PROBLEM DESCRIPTION: Copy all lines below exactly as written. Leave pictures out.

* BEGIN DATASET SECTION *

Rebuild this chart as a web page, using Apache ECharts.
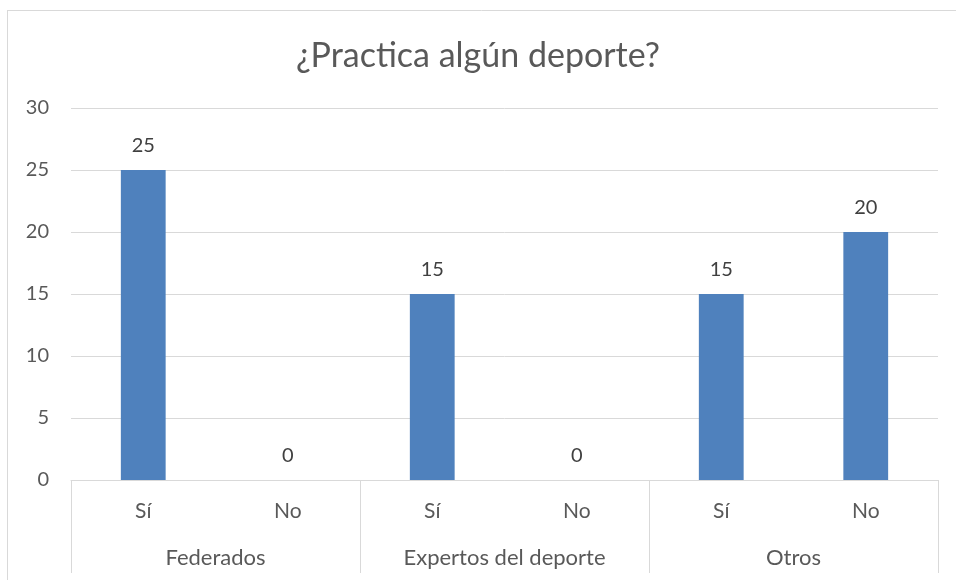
<!DOCTYPE html>
<html>
<head>
<meta charset="utf-8">
<script src="https://cdn.jsdelivr.net/npm/echarts@6/dist/echarts.min.js"></script>
<style>html,body{margin:0;padding:0;background:#fff}#c{width:956px;height:580px}</style>
</head>
<body>
<div id="c"></div>
<script>
var title = '¿Practica algún deporte?';
var categories = ['Sí', 'No', 'Sí', 'No', 'Sí', 'No'];
var groups = ['Federados', 'Expertos del deporte', 'Otros'];
var values = [25, 0, 15, 0, 15, 20];
var yTicks = [0, 5, 10, 15, 20, 25, 30];

var font = 'Lato';
var txt = '#595959';
var chart = echarts.init(document.getElementById('c'));
chart.setOption({
  animation: false,
  backgroundColor: '#fff',
  title: {
    text: title, left: 'center', top: 34,
    textStyle: { fontFamily: font, fontSize: 34, fontWeight: 'normal', color: txt }
  },
  grid: { left: 71, right: 18, top: 108, bottom: 100 },
  xAxis: [
    {
      type: 'category', data: categories, position: 'bottom',
      axisLine: { show: true, lineStyle: { color: '#D9D9D9', width: 1 } },
      axisTick: { show: false },
      axisLabel: { fontFamily: font, fontSize: 21, color: txt, margin: 21 }
    },
    {
      type: 'category', data: groups, position: 'bottom',
      axisLine: { show: false },
      axisTick: { show: true, length: 93, alignWithLabel: false, lineStyle: { color: '#D9D9D9' } },
      axisLabel: { fontFamily: font, fontSize: 22, color: txt, margin: 67 }
    }
  ],
  yAxis: {
    type: 'value', min: yTicks[0], max: yTicks[yTicks.length - 1], interval: 5,
    axisLine: { show: false }, axisTick: { show: false },
    axisLabel: { fontFamily: font, fontSize: 20, color: txt, margin: 22 },
    splitLine: { lineStyle: { color: '#D9D9D9', width: 1 } }
  },
  series: [{
    type: 'bar', data: values, xAxisIndex: 0, barWidth: '31%',
    itemStyle: { color: '#4F81BD' },
    label: { show: true, position: 'top', distance: 14, fontFamily: font, fontSize: 20, color: '#404040' }
  }],
  graphic: [
    { type: 'line', shape: { x1: 7, y1: 10.5, x2: 956, y2: 10.5 }, style: { stroke: '#D9D9D9', lineWidth: 1 } },
    { type: 'line', shape: { x1: 7.5, y1: 10, x2: 7.5, y2: 580 }, style: { stroke: '#D9D9D9', lineWidth: 1 } }
  ]
});
</script>
</body>
</html>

* END DATASET SECTION *

WRITTEN SOLUTION:
Rebuild this chart as a web page, using Apache ECharts.
<!DOCTYPE html>
<html>
<head>
<meta charset="utf-8">
<script src="https://cdn.jsdelivr.net/npm/echarts@6/dist/echarts.min.js"></script>
<style>html,body{margin:0;padding:0;background:#fff}#c{width:956px;height:580px}</style>
</head>
<body>
<div id="c"></div>
<script>
var title = '¿Practica algún deporte?';
var categories = ['Sí', 'No', 'Sí', 'No', 'Sí', 'No'];
var groups = ['Federados', 'Expertos del deporte', 'Otros'];
var values = [25, 0, 15, 0, 15, 20];
var yTicks = [0, 5, 10, 15, 20, 25, 30];

var font = 'Lato';
var txt = '#595959';
var chart = echarts.init(document.getElementById('c'));
chart.setOption({
  animation: false,
  backgroundColor: '#fff',
  title: {
    text: title, left: 'center', top: 34,
    textStyle: { fontFamily: font, fontSize: 34, fontWeight: 'normal', color: txt }
  },
  grid: { left: 71, right: 18, top: 108, bottom: 100 },
  xAxis: [
    {
      type: 'category', data: categories, position: 'bottom',
      axisLine: { show: true, lineStyle: { color: '#D9D9D9', width: 1 } },
      axisTick: { show: false },
      axisLabel: { fontFamily: font, fontSize: 21, color: txt, margin: 21 }
    },
    {
      type: 'category', data: groups, position: 'bottom',
      axisLine: { show: false },
      axisTick: { show: true, length: 93, alignWithLabel: false, lineStyle: { color: '#D9D9D9' } },
      axisLabel: { fontFamily: font, fontSize: 22, color: txt, margin: 67 }
    }
  ],
  yAxis: {
    type: 'value', min: yTicks[0], max: yTicks[yTicks.length - 1], interval: 5,
    axisLine: { show: false }, axisTick: { show: false },
    axisLabel: { fontFamily: font, fontSize: 20, color: txt, margin: 22 },
    splitLine: { lineStyle: { color: '#D9D9D9', width: 1 } }
  },
  series: [{
    type: 'bar', data: values, xAxisIndex: 0, barWidth: '31%',
    itemStyle: { color: '#4F81BD' },
    label: { show: true, position: 'top', distance: 14, fontFamily: font, fontSize: 20, color: '#404040' }
  }],
  graphic: [
    { type: 'line', shape: { x1: 7, y1: 10.5, x2: 956, y2: 10.5 }, style: { stroke: '#D9D9D9', lineWidth: 1 } },
    { type: 'line', shape: { x1: 7.5, y1: 10, x2: 7.5, y2: 580 }, style: { stroke: '#D9D9D9', lineWidth: 1 } }
  ]
});
</script>
</body>
</html>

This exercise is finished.